Le renforcement des pouvoirs du BCO concerne également le cas où une des parties ne comparaît pas lors de l’audience de conciliation.
Aux termes de l’article L1454-1-3 du code du travail : si, sans motif légitime, une partie ne comparaît pas, personnellement ou n’est pas représentée, le bureau de conciliation et d’orientation peut juger l’affaire, en l’état des pièces et moyens que la partie comparante a contradictoirement communiqués.
Quel sera le motif légitime accepté par le Conseil de prud’hommes ? La pratique nous le dira… En tout cas, le bureau de conciliation et d’orientation statue dans ce cas, en tant que bureau de jugement dans sa composition restreinte.
Dans la pratique, c’est l’employeur – défendeur qui ne comparaît pas le plus souvent.
Dorénavant, s’il n’est pas valablement représenté et s’il ne comparaît pas sans avoir pris le soin de justifier d’un motif légitime, il s’expose à ce qu’un jugement soit rendu à son encontre même en son absence et sans qu’il ait pu faire valoir ses arguments.
Ce risque ne peut néanmoins se réaliser que si le demandeur, salarié, a régulièrement communiqué ses pièces et conclusions.

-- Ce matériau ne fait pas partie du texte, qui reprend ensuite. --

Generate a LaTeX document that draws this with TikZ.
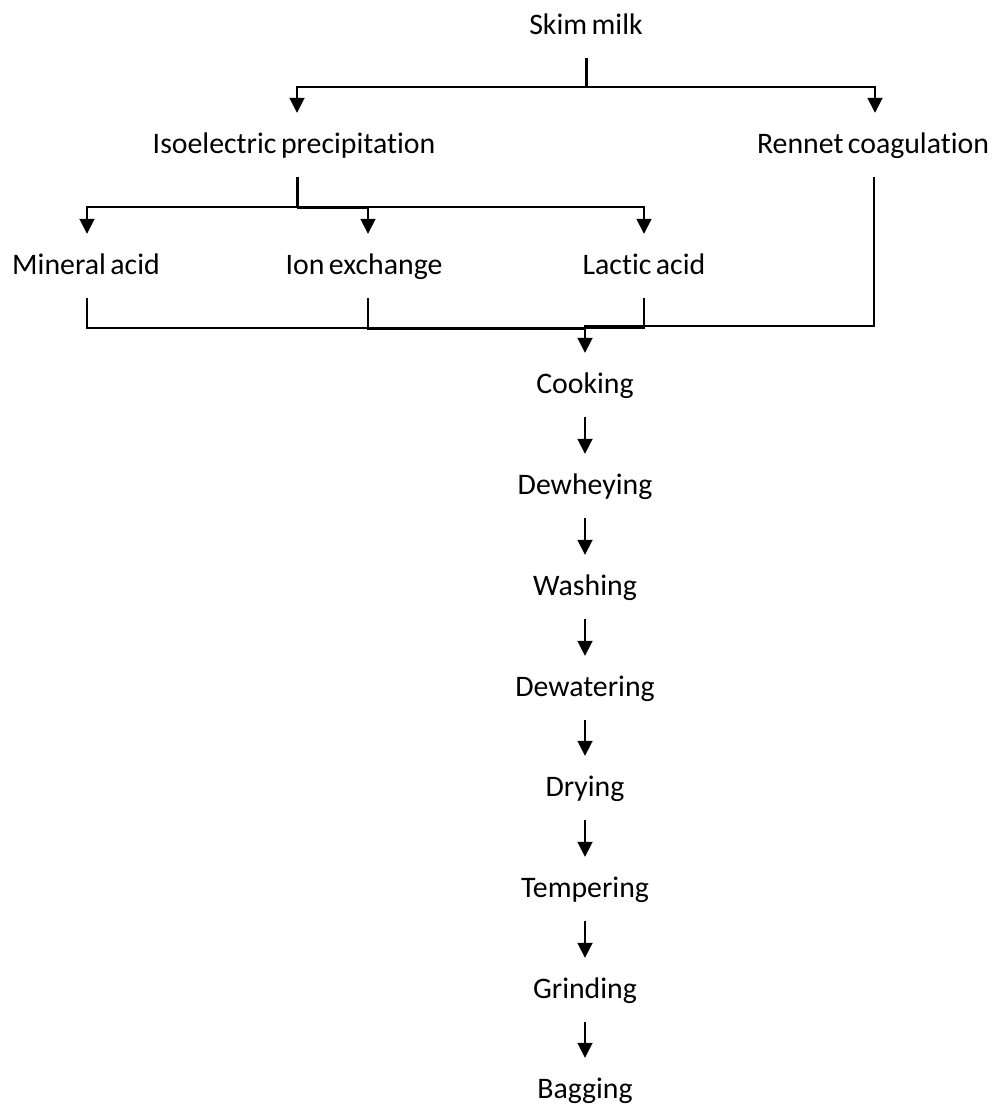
\documentclass[tikz,border=0pt]{standalone}
\usepackage{fontspec}
\setmainfont{Carlito}[Ligatures=NoCommon]
\usetikzlibrary{arrows.meta,calc}
\newcommand\stepfont{\fontsize{29.8}{34}\selectfont\spaceskip=4.5pt plus 1pt minus 1pt\relax}
\begin{document}
\begin{tikzpicture}[x=1pt,y=-1pt,
  lbl/.style={font=\stepfont,
              inner xsep=0pt, inner ysep=20pt,
              text height=20pt, text depth=4pt, anchor=base},
  wire/.style={line width=1.8pt},
  trunk/.style={line width=3pt},
  arr/.style={wire, -{Triangle[length=15pt,width=15pt]}}]
\useasboundingbox (0,0) rectangle (999,1106);

% process steps
\node[lbl] (skim)    at (586,34)  {Skim milk};
\node[lbl] (iso)     at (294,153) {Isoelectric precipitation};
\node[lbl] (rennet)  at (873,153) {Rennet coagulation};
\node[lbl] (mineral) at (86,274)  {Mineral acid};
\node[lbl] (ion)     at (364,274) {Ion exchange};
\node[lbl] (lactic)  at (644,274) {Lactic acid};
\node[lbl] (cooking)    at (585,393)  {Cooking};
\node[lbl] (dewheying)  at (585,494)  {Dewheying};
\node[lbl] (washing)    at (585,595)  {Washing};
\node[lbl] (dewatering) at (585,696)  {Dewatering};
\node[lbl] (drying)     at (585,796)  {Drying};
\node[lbl] (tempering)  at (585,897)  {Tempering};
\node[lbl] (grinding)   at (585,998)  {Grinding};
\node[lbl] (bagging)    at (585,1098) {Bagging};

% first split: acid or rennet route
\coordinate (top) at (586,87);
\draw[trunk] (skim.south) -- (top);
\draw[arr] (top) -| ([xshift=3pt]iso.north);
\draw[arr] (top) -| ([xshift=2pt]rennet.north);

% acid sources
\coordinate (split) at (297,207);
\draw[trunk] ([xshift=3pt]iso.south) -- (split);
\draw[arr] (split) -| ([xshift=1pt]mineral.north);
\draw[arr] ([yshift=-1pt]split) -| ([xshift=4pt]ion.north);
\draw[arr] (split) -| (lactic.north);

% everything joins before cooking
\coordinate (merge) at (585,328);
\draw[wire] ([xshift=1pt]mineral.south) |- (merge);
\draw[wire] ([xshift=4pt]ion.south) |- ([yshift=-1pt]merge);
\draw[wire] (lactic.south) |- (merge);
\draw[arr] ([xshift=1pt]rennet.south) |- ([yshift=2pt]merge) -- (cooking.north);

% main processing line
\foreach \a/\b in {cooking/dewheying, dewheying/washing, washing/dewatering,
                   dewatering/drying, drying/tempering, tempering/grinding,
                   grinding/bagging}
  \draw[arr] (\a) -- (\b);
\end{tikzpicture}
\end{document}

La nouvelle mise en état des dossiers au conseil de prud’hommes
Jusqu’à présent, la mise en état des dossiers n’était pratiquée que par certains conseils de prud’hommes. Aux termes de l’article L1454-1-2 le bureau de conciliation et d’orientation assure la mise en état des affaires.
Un ou deux conseillers rapporteurs peuvent être désignés pour que l’affaire soit mise en état d’être jugée. Ils prescrivent toutes mesures nécessaires à cet effet
Des délais seront fixés pour communiquer les prétentions, moyens et pièces (après avis des parties, les parties pourront donc demander de délais plus longs si l’affaire le nécessite).
Le bureau de conciliation et d’orientation peut inviter les parties à fournir des explications sur le litige ou les mettre en demeure de produire dans le délai qu’il détermine tous les documents ou justifications propres à éclairer le Conseil de prud’hommes.
L’article L1454-2 du Code du travail dispose qu’à défaut pour les parties de respecter les modalités de communication fixées, le bureau de conciliation et d’orientation peut radier l’affaire ou la renvoyer à la première date utile devant le bureau de jugement.
L’article R1414-19 du Code du travail dispose que le bureau de jugement peut écarter des débats les prétentions, moyens et pièces communiquées sans motif légitime après la date fixée pour les échanges et dont la tardiveté porte atteinte aux droits de la défense.
Aussi, si le défendeur conclu tardivement, il est possible de solliciter le rejet de ses pièces et conclusions devant le bureau de jugement. Tout cela est parfaitement théorique, car la procédure reste orale, et chaque conseil de prud’hommes agira en fonction de ses habitudes ou de ses usages…. Il s’agit d’une gestion du calendrier procédural au doigt mouillé….
L’article R1454-2 du Code du travail dispose également qu’en cas de non-production des documents ou justifications demandés, il peut renvoyer l’affaire à la première date utile devant le bureau de jugement. Ce bureau tire toute conséquence de l’abstention de la partie ou de son refus. Bref, c’est le flou le plus total.
En théorie, si certaines pièces jugées utiles pour comprendre le litige ne sont pas produites, le Conseil de prud’hommes pourra légitimement penser que la partie qui ne produit pas cette pièce ou ces pièces cherche à lui cacher des éléments utiles pour le dossier, en tirer toute conséquence signifie condamner la partie défaillante ou la débouter de ses demandes.
Le bureau de conciliation et d’orientation peut désigner un ou deux conseillers rapporteurs pour procéder à la mise en état de l’affaire. Lorsque deux conseillers sont désignés, l’un est salarié, l’autre est employeur (article R 1454-3 et article R 1454-4 du code du travail).
En pratique, cette disposition sera très rarement appliquée, faute de temps et de moyens. Ce sont finalement les deux faiblesses actuelles de la justice en général.